(Stored entries)
★ ★ ★ ★

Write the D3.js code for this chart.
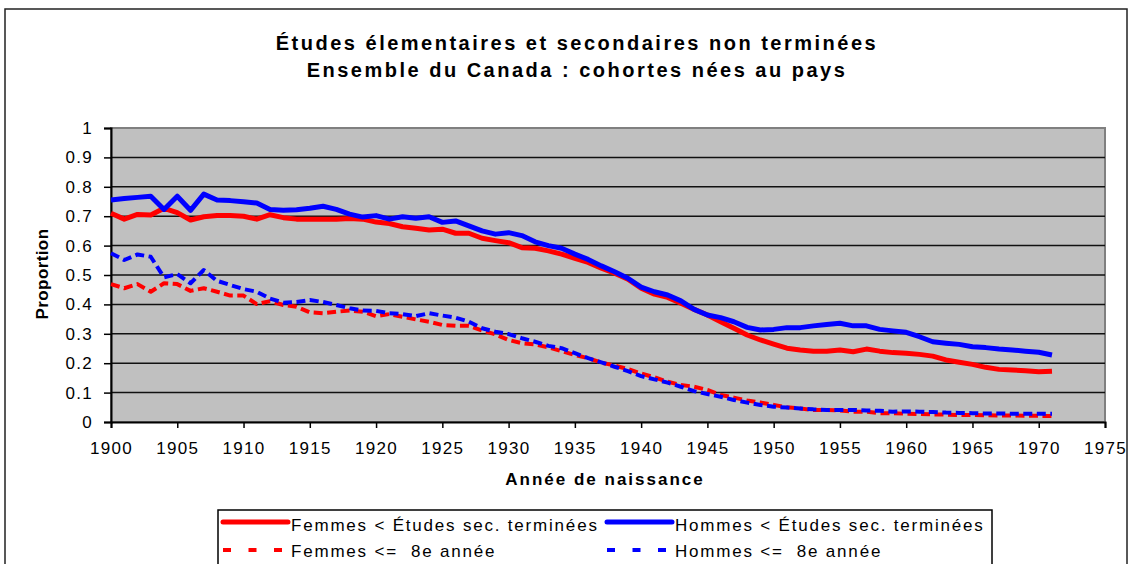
<!DOCTYPE html>
<meta charset="UTF-8">
<head>
    <title>Études élementaires et secondaires non terminées</title>
</head>
<body style="margin:0;background:#fff">
<svg width="1131" height="564" font-family="'Liberation Sans', Arial, sans-serif"></svg>
<script src="https://d3js.org/d3.v7.min.js"></script>
<script>

// Données (1900 à 1971).
var annees = d3.range(1900, 1972);

var femmesSec = [0.71, 0.69, 0.706, 0.704, 0.727, 0.712, 0.687, 0.698, 0.702, 0.702,
    0.70, 0.69, 0.705, 0.695, 0.69, 0.69, 0.69, 0.69, 0.692, 0.69,
    0.68, 0.675, 0.664, 0.659, 0.653, 0.656, 0.642, 0.642, 0.625, 0.617,
    0.61, 0.593, 0.591, 0.582, 0.571, 0.557, 0.543, 0.523, 0.506, 0.486,
    0.455, 0.435, 0.424, 0.404, 0.383, 0.364, 0.341, 0.319, 0.296, 0.279,
    0.265, 0.251, 0.245, 0.241, 0.241, 0.245, 0.239, 0.248, 0.241, 0.236,
    0.234, 0.23, 0.224, 0.211, 0.203, 0.196, 0.186, 0.179, 0.177, 0.174,
    0.171, 0.173];

var hommesSec = [0.755, 0.76, 0.764, 0.768, 0.723, 0.768, 0.72, 0.775, 0.755, 0.753,
    0.749, 0.745, 0.723, 0.72, 0.722, 0.727, 0.734, 0.723, 0.707, 0.697,
    0.702, 0.69, 0.698, 0.693, 0.698, 0.679, 0.684, 0.667, 0.65, 0.639,
    0.644, 0.634, 0.613, 0.6, 0.591, 0.571, 0.553, 0.531, 0.511, 0.489,
    0.459, 0.443, 0.432, 0.412, 0.383, 0.364, 0.355, 0.341, 0.322, 0.313,
    0.315, 0.321, 0.321, 0.327, 0.332, 0.336, 0.327, 0.327, 0.315, 0.31,
    0.305, 0.29, 0.273, 0.268, 0.264, 0.256, 0.253, 0.248, 0.245, 0.241,
    0.237, 0.228];

var femmes8 = [0.469, 0.455, 0.469, 0.443, 0.472, 0.469, 0.446, 0.455, 0.443, 0.43,
    0.43, 0.401, 0.411, 0.398, 0.392, 0.373, 0.37, 0.375, 0.379, 0.375,
    0.36, 0.367, 0.358, 0.349, 0.341, 0.33, 0.327, 0.327, 0.311, 0.298,
    0.279, 0.268, 0.264, 0.254, 0.241, 0.228, 0.217, 0.202, 0.192, 0.18,
    0.165, 0.152, 0.137, 0.126, 0.12, 0.109, 0.092, 0.083, 0.073, 0.066,
    0.058, 0.05, 0.046, 0.041, 0.041, 0.039, 0.035, 0.035, 0.03, 0.03,
    0.028, 0.027, 0.026, 0.025, 0.024, 0.024, 0.023, 0.022, 0.022, 0.021,
    0.021, 0.02];

var hommes8 = [0.574, 0.551, 0.57, 0.562, 0.492, 0.503, 0.472, 0.517, 0.48, 0.466,
    0.452, 0.443, 0.42, 0.406, 0.408, 0.415, 0.408, 0.398, 0.387, 0.379,
    0.378, 0.37, 0.367, 0.36, 0.37, 0.362, 0.355, 0.341, 0.319, 0.307,
    0.299, 0.285, 0.273, 0.259, 0.251, 0.234, 0.217, 0.203, 0.188, 0.173,
    0.156, 0.145, 0.134, 0.12, 0.105, 0.095, 0.086, 0.075, 0.066, 0.058,
    0.052, 0.049, 0.046, 0.043, 0.041, 0.041, 0.041, 0.039, 0.038, 0.035,
    0.036, 0.035, 0.034, 0.032, 0.031, 0.03, 0.029, 0.029, 0.028, 0.028,
    0.028, 0.028];

var xTicks = [1900, 1905, 1910, 1915, 1920, 1925, 1930, 1935, 1940, 1945, 1950, 1955, 1960, 1965, 1970, 1975];
var yTicks = [0, 0.1, 0.2, 0.3, 0.4, 0.5, 0.6, 0.7, 0.8, 0.9, 1];

var series = [
    {nom: "Femmes < Études sec. terminées", valeurs: femmesSec, couleur: "#ff0000", tirets: null},
    {nom: "Hommes < Études sec. terminées", valeurs: hommesSec, couleur: "#0000ff", tirets: null},
    {nom: "Femmes <=  8e année", valeurs: femmes8, couleur: "#ff0000", tirets: "9,4.5"},
    {nom: "Hommes <=  8e année", valeurs: hommes8, couleur: "#0000ff", tirets: "9,4.5"}
];

var svg = d3.select("svg");

// Cadre extérieur du graphique
svg.append("rect")
    .attr("x", 5).attr("y", 9)
    .attr("width", 1122).attr("height", 600)
    .attr("fill", "#fff").attr("stroke", "#222").attr("stroke-width", 1.5);

// Zone de tracé
var x = d3.scaleLinear().domain([1900, 1975]).range([111, 1105]);
var y = d3.scaleLinear().domain([0, 1]).range([422, 128]);

svg.append("rect")
    .attr("x", x(1900)).attr("y", y(1))
    .attr("width", x(1975) - x(1900)).attr("height", y(0) - y(1))
    .attr("fill", "#c0c0c0")
    .attr("stroke", "#808080").attr("stroke-width", 2);

// Quadrillage horizontal
svg.append("g")
    .selectAll("line")
    .data(yTicks.filter(function(d) { return d > 0 && d < 1; }))
    .enter().append("line")
    .attr("x1", x(1900)).attr("x2", x(1975))
    .attr("y1", function(d) { return y(d); })
    .attr("y2", function(d) { return y(d); })
    .attr("stroke", "#111").attr("stroke-width", 1.5);

// Axes
var axeY = svg.append("g")
    .attr("transform", "translate(" + x(1900) + ",0)")
    .call(d3.axisLeft(y).tickValues(yTicks).tickSize(7).tickPadding(11)
        .tickFormat(function(d) { return d3.format("")(+d.toFixed(1)); }));

var axeX = svg.append("g")
    .attr("transform", "translate(0," + y(0) + ")")
    .call(d3.axisBottom(x).tickValues(xTicks).tickSize(6).tickPadding(14)
        .tickFormat(d3.format("d")));

[axeY, axeX].forEach(function(a) {
    a.select(".domain").attr("stroke", "#000").attr("stroke-width", 2);
    a.selectAll(".tick line").attr("stroke", "#000").attr("stroke-width", 1.5);
    a.selectAll("text").attr("font-size", 17).attr("fill", "#000")
        .attr("letter-spacing", 1.3)
        .attr("font-family", "'Liberation Sans', Arial, sans-serif");
});

// Courbes
var ligne = d3.line()
    .x(function(d, i) { return x(annees[i]); })
    .y(function(d) { return y(d); });

svg.append("g")
    .selectAll("path")
    .data(series)
    .enter().append("path")
    .attr("d", function(s) { return ligne(s.valeurs); })
    .attr("fill", "none")
    .attr("stroke", function(s) { return s.couleur; })
    .attr("stroke-width", function(s) { return s.tirets ? 4 : 5; })
    .attr("stroke-dasharray", function(s) { return s.tirets; })
    .attr("stroke-linejoin", "round");

// Titres
svg.append("text")
    .attr("x", 577).attr("y", 50)
    .attr("text-anchor", "middle")
    .attr("font-size", 20).attr("font-weight", "bold")
    .attr("letter-spacing", 2.5)
    .text("Études élementaires et secondaires non terminées");

svg.append("text")
    .attr("x", 577).attr("y", 77)
    .attr("text-anchor", "middle")
    .attr("font-size", 20).attr("font-weight", "bold")
    .attr("letter-spacing", 2.5)
    .text("Ensemble du Canada : cohortes nées au pays");

svg.append("text")
    .attr("x", 605).attr("y", 485)
    .attr("text-anchor", "middle")
    .attr("font-size", 17).attr("font-weight", "bold")
    .attr("letter-spacing", 2)
    .text("Année de naissance");

svg.append("text")
    .attr("transform", "translate(48,274) rotate(-90)")
    .attr("text-anchor", "middle")
    .attr("font-size", 17).attr("font-weight", "bold")
    .attr("letter-spacing", 0.4)
    .text("Proportion");

// Légende
var legende = svg.append("g");
legende.append("rect")
    .attr("x", 218).attr("y", 510)
    .attr("width", 774).attr("height", 70)
    .attr("fill", "#fff").attr("stroke", "#000").attr("stroke-width", 1.5);

// [x, y de la ligne, décalage de la ligne de base du texte]
var posLegende = [[223, 522, 9], [607, 522, 9], [223, 550, 7], [607, 550, 7]];

var item = legende.selectAll("g.item")
    .data(series)
    .enter().append("g")
    .attr("class", "item")
    .attr("transform", function(s, i) { return "translate(" + posLegende[i][0] + "," + posLegende[i][1] + ")"; });

item.append("line")
    .attr("x1", 0).attr("x2", 65)
    .attr("stroke", function(s) { return s.couleur; })
    .attr("stroke-width", function(s) { return s.tirets ? 4 : 5; })
    .attr("stroke-dasharray", function(s) { return s.tirets ? "8,17.5" : null; })
    .attr("stroke-linecap", function(s) { return s.tirets ? "butt" : "round"; });

item.append("text")
    .attr("x", 68)
    .attr("y", function(s, i) { return posLegende[i][2]; })
    .attr("font-size", 17)
    .attr("letter-spacing", 1.8)
    .attr("xml:space", "preserve")
    .style("white-space", "pre")
    .text(function(s) { return s.nom; });

</script>
</body>
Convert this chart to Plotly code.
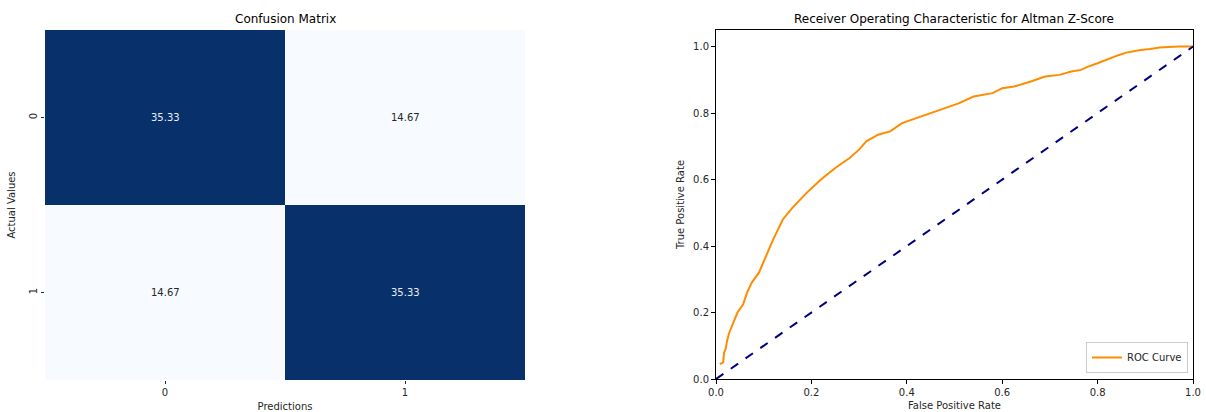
import plotly.graph_objects as go

# ---- data ----
cm_labels = ["0", "1"]
cm_values = [[35.33, 14.67],
             [14.67, 35.33]]

fpr = [0.008, 0.015, 0.017, 0.02, 0.024, 0.028, 0.035, 0.045, 0.05, 0.057, 0.065,
       0.075, 0.09, 0.105, 0.12, 0.14, 0.16, 0.19, 0.22, 0.25, 0.28, 0.30, 0.315,
       0.34, 0.365, 0.39, 0.41, 0.45, 0.48, 0.51, 0.54, 0.58, 0.60, 0.625, 0.66,
       0.69, 0.72, 0.745, 0.765, 0.78, 0.80, 0.82, 0.835, 0.845, 0.86, 0.89, 0.91, 0.93,
       0.97, 1.0]
tpr = [0.045, 0.05, 0.08, 0.09, 0.12, 0.14, 0.165, 0.2, 0.21, 0.225, 0.26,
       0.29, 0.32, 0.37, 0.42, 0.48, 0.515, 0.56, 0.60, 0.635, 0.665, 0.69, 0.715,
       0.735, 0.745, 0.77, 0.78, 0.80, 0.815, 0.83, 0.85, 0.86, 0.875, 0.88, 0.895,
       0.91, 0.915, 0.925, 0.93, 0.94, 0.95, 0.962, 0.97, 0.975, 0.982, 0.99, 0.993, 0.997,
       1.0, 1.0]
diag = [0.0, 1.0]

W, H = 1206, 412
FONT = "DejaVu Sans"
TXT = "#262626"

def px(x):
    return x / W

def py(y):
    return 1 - y / H

fig = go.Figure()

# Confusion matrix heatmap
fig.add_trace(go.Heatmap(
    z=cm_values, x=cm_labels, y=cm_labels,
    colorscale="Blues", showscale=False, xaxis="x", yaxis="y",
    zmin=min(min(r) for r in cm_values), zmax=max(max(r) for r in cm_values),
    hoverinfo="skip",
))
zmid = (max(max(r) for r in cm_values) + min(min(r) for r in cm_values)) / 2
for i, row in enumerate(cm_values):
    for j, v in enumerate(row):
        fig.add_annotation(x=cm_labels[j], y=cm_labels[i], xref="x", yref="y",
                           text=f"{v:.2f}", showarrow=False,
                           font=dict(family=FONT, size=10,
                                     color="#e8eef6" if v > zmid else TXT))

# ROC
fig.add_trace(go.Scatter(x=fpr, y=tpr, mode="lines", name="ROC Curve",
                         line=dict(color="darkorange", width=2),
                         xaxis="x2", yaxis="y2"))
fig.add_trace(go.Scatter(x=diag, y=diag, mode="lines", showlegend=False,
                         line=dict(color="navy", width=2, dash="dash"),
                         xaxis="x2", yaxis="y2"))

ticks = [0, 0.2, 0.4, 0.6, 0.8, 1.0]
fig.update_layout(
    width=W, height=H, margin=dict(l=0, r=0, t=0, b=0, autoexpand=False),
    paper_bgcolor="white", plot_bgcolor="white",
    font=dict(family=FONT, size=10, color=TXT),
    xaxis=dict(domain=[px(45), px(525)], anchor="y", showgrid=False, zeroline=False,
               showline=False, ticks="outside", ticklen=3, tickcolor=TXT, automargin=False,
               title=dict(text="Predictions", standoff=6, font=dict(size=10))),
    yaxis=dict(domain=[py(380), py(30)], anchor="x", showgrid=False, zeroline=False,
               showline=False, ticks="outside", ticklen=3, tickcolor=TXT, automargin=False,
               autorange="reversed", tickangle=-90,
               title=dict(text="Actual Values", standoff=10, font=dict(size=10))),
    xaxis2=dict(domain=[px(716), px(1193)], anchor="y2", range=[0, 1], automargin=False,
                showgrid=False, zeroline=False, showline=True, linecolor="black",
                linewidth=1, mirror=True, ticks="outside", ticklen=4, tickcolor="black",
                tickvals=ticks, ticktext=[f"{t:.1f}" for t in ticks],
                title=dict(text="False Positive Rate", standoff=4, font=dict(size=10))),
    yaxis2=dict(domain=[py(379), py(30)], anchor="x2", range=[0, 1.05], automargin=False,
                showgrid=False, zeroline=False, showline=True, linecolor="black",
                linewidth=1, mirror=True, ticks="outside", ticklen=4, tickcolor="black",
                tickvals=ticks, ticktext=[f"{t:.1f}" for t in ticks],
                title=dict(text="True Positive Rate", standoff=6, font=dict(size=10))),
    legend=dict(x=px(1188), y=py(373), xanchor="right", yanchor="bottom",
                bgcolor="white", bordercolor="#cccccc", borderwidth=1,
                font=dict(size=10)),
    showlegend=True,
)

fig.add_annotation(x=(px(45) + px(525)) / 2, y=py(19), xref="paper", yref="paper",
                   xanchor="center", yanchor="middle",
                   text="Confusion Matrix", showarrow=False,
                   font=dict(family=FONT, size=12, color="black"))
fig.add_annotation(x=(px(716) + px(1193)) / 2, y=py(19), xref="paper", yref="paper",
                   xanchor="center", yanchor="middle",
                   text="Receiver Operating Characteristic for Altman Z-Score", showarrow=False,
                   font=dict(family=FONT, size=12, color="black"))

fig.write_html("out.html", config={"displayModeBar": False},
               post_script="document.body.style.margin='0';document.body.style.overflow='hidden';")
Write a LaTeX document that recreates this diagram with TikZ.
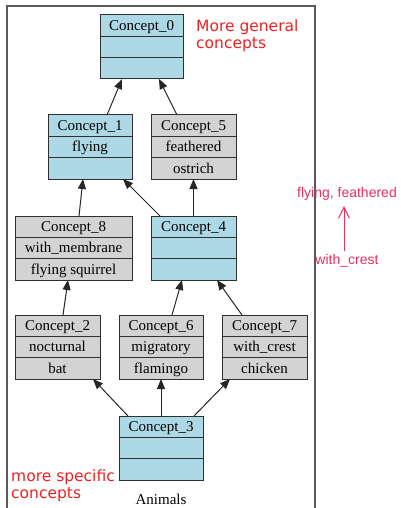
\documentclass[tikz,border=0pt]{standalone}
\usepackage{fontspec}
\setmainfont{Liberation Serif}
\newfontfamily\annofont{DejaVu Sans}
\newfontfamily\notefont{Liberation Sans}
\usetikzlibrary{arrows.meta,calc}
\definecolor{cblue}{HTML}{ADD8E6}
\definecolor{cgray}{HTML}{D3D3D3}
\definecolor{cline}{HTML}{303030}
\definecolor{annored}{HTML}{F02020}
\definecolor{notepink}{HTML}{E8305E}
\tikzset{
  box/.style={draw=cline, line width=1pt, rectangle, inner sep=0pt, outer sep=0pt},
  boxline/.style={draw=cline, line width=1pt},
  txt/.style={font=\fontsize{15}{15}\selectfont, inner sep=0pt, anchor=base},
  edge/.style={draw=black!85, line width=1pt, -{Triangle[length=10pt,width=8pt]}},
  frame/.style={draw=black!65, line width=1.3pt},
  anno/.style={text=annored, font=\annofont\fontsize{15.5}{18}\selectfont, inner sep=0pt, anchor=base west},
  note/.style={text=notepink, font=\notefont\fontsize{14}{14}\selectfont, inner sep=0pt},
  notearrow/.style={draw=notepink, line width=1pt, -{Straight Barb[length=11pt,width=11pt,line width=1pt]}}
}
\newcommand\conc[8]{%
  \node[box, fill=#5, minimum width={#4-#2}, minimum height=64, anchor=north west] (#1) at (#2,#3) {};
  \draw[boxline] ($(#1.north west)+(0,21.33)$) -- ($(#1.north east)+(0,21.33)$);
  \draw[boxline] ($(#1.north west)+(0,42.67)$) -- ($(#1.north east)+(0,42.67)$);
  \node[txt] at ($(#1.north)+(0,15.5)$) {#6};
  \node[txt] at ($(#1.north)+(0,36.8)$) {#7};
  \node[txt] at ($(#1.north)+(0,58.1)$) {#8};
}
\begin{document}
\begin{tikzpicture}[x={(1pt,0)}, y={(0,-1pt)}]
\useasboundingbox (0,0) rectangle (400,508);
\begin{scope}
\clip (0,0) rectangle (400,508);
\draw[frame] (7,6) rectangle (315,530);
\end{scope}
% annotations
\node[anno] (gen1) at (196,32) {More general};
\node[anno] (gen2) at (196,49) {concepts};
\node[anno] (spec1) at (11,481) {more specific};
\node[anno] (spec2) at (11,498) {concepts};
% concepts
\conc{c0}{100}{15}{183}{cblue}{Concept\_0}{}{}
\conc{c1}{48}{115}{132}{cblue}{Concept\_1}{flying}{}
\conc{c5}{151}{115}{236}{cgray}{Concept\_5}{feathered}{ostrich}
\conc{c8}{15}{216}{132}{cgray}{Concept\_8}{with\_membrane}{flying squirrel}
\conc{c4}{151}{216}{236}{cblue}{Concept\_4}{}{}
\conc{c2}{15}{315}{100}{cgray}{Concept\_2}{nocturnal}{bat}
\conc{c6}{119}{315}{203}{cgray}{Concept\_6}{migratory}{flamingo}
\conc{c7}{222}{315}{307}{cgray}{Concept\_7}{with\_crest}{chicken}
\conc{c3}{119}{416}{203}{cblue}{Concept\_3}{}{}
\node[txt] (animals) at (161,504) {Animals};
% edges
\draw[edge] ([xshift=17pt]c1.north) -- ([xshift=-19.5pt]c0.south);
\draw[edge] ([xshift=-16.5pt]c5.north) -- ([xshift=17.5pt]c0.south);
\draw[edge] ([xshift=5.5pt]c8.north) -- ([xshift=-7pt]c1.south);
\draw[edge] ([xshift=-33.5pt]c4.north) -- ([xshift=33pt]c1.south);
\draw[edge] (c4.north) -- (c5.south);
\draw[edge] ([xshift=5.5pt]c2.north) -- ([xshift=-5.5pt]c8.south);
\draw[edge] ([xshift=11pt]c6.north) -- ([xshift=-11.5pt]c4.south);
\draw[edge] ([xshift=-22.5pt]c7.north) -- ([xshift=23.5pt]c4.south);
\draw[edge] ([xshift=-33pt]c3.north) -- ([xshift=35.5pt]c2.south);
\draw[edge] (c3.north) -- (c6.south);
\draw[edge] ([xshift=33pt]c3.north) -- ([xshift=-34.5pt]c7.south);
% side note
\node[note, anchor=base] (ff) at (347,197) {flying, feathered};
\node[note, anchor=base] (wc) at (347,264) {with\_crest};
\draw[notearrow] ([xshift=-3pt,yshift=3pt]wc.north) -- ([xshift=-3pt,yshift=-6pt]ff.south);
\end{tikzpicture}
\end{document}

★ ★ ★ ★

> **WHAT YOU HAVE TO DO**:
Skip every picture and return the lines above from the top through the one that contains "0.237, 0.228];".

> **WRITTEN SOLUTION**:
Write the D3.js code for this chart.
<!DOCTYPE html>
<meta charset="UTF-8">
<head>
    <title>Études élementaires et secondaires non terminées</title>
</head>
<body style="margin:0;background:#fff">
<svg width="1131" height="564" font-family="'Liberation Sans', Arial, sans-serif"></svg>
<script src="https://d3js.org/d3.v7.min.js"></script>
<script>

// Données (1900 à 1971).
var annees = d3.range(1900, 1972);

var femmesSec = [0.71, 0.69, 0.706, 0.704, 0.727, 0.712, 0.687, 0.698, 0.702, 0.702,
    0.70, 0.69, 0.705, 0.695, 0.69, 0.69, 0.69, 0.69, 0.692, 0.69,
    0.68, 0.675, 0.664, 0.659, 0.653, 0.656, 0.642, 0.642, 0.625, 0.617,
    0.61, 0.593, 0.591, 0.582, 0.571, 0.557, 0.543, 0.523, 0.506, 0.486,
    0.455, 0.435, 0.424, 0.404, 0.383, 0.364, 0.341, 0.319, 0.296, 0.279,
    0.265, 0.251, 0.245, 0.241, 0.241, 0.245, 0.239, 0.248, 0.241, 0.236,
    0.234, 0.23, 0.224, 0.211, 0.203, 0.196, 0.186, 0.179, 0.177, 0.174,
    0.171, 0.173];

var hommesSec = [0.755, 0.76, 0.764, 0.768, 0.723, 0.768, 0.72, 0.775, 0.755, 0.753,
    0.749, 0.745, 0.723, 0.72, 0.722, 0.727, 0.734, 0.723, 0.707, 0.697,
    0.702, 0.69, 0.698, 0.693, 0.698, 0.679, 0.684, 0.667, 0.65, 0.639,
    0.644, 0.634, 0.613, 0.6, 0.591, 0.571, 0.553, 0.531, 0.511, 0.489,
    0.459, 0.443, 0.432, 0.412, 0.383, 0.364, 0.355, 0.341, 0.322, 0.313,
    0.315, 0.321, 0.321, 0.327, 0.332, 0.336, 0.327, 0.327, 0.315, 0.31,
    0.305, 0.29, 0.273, 0.268, 0.264, 0.256, 0.253, 0.248, 0.245, 0.241,
    0.237, 0.228];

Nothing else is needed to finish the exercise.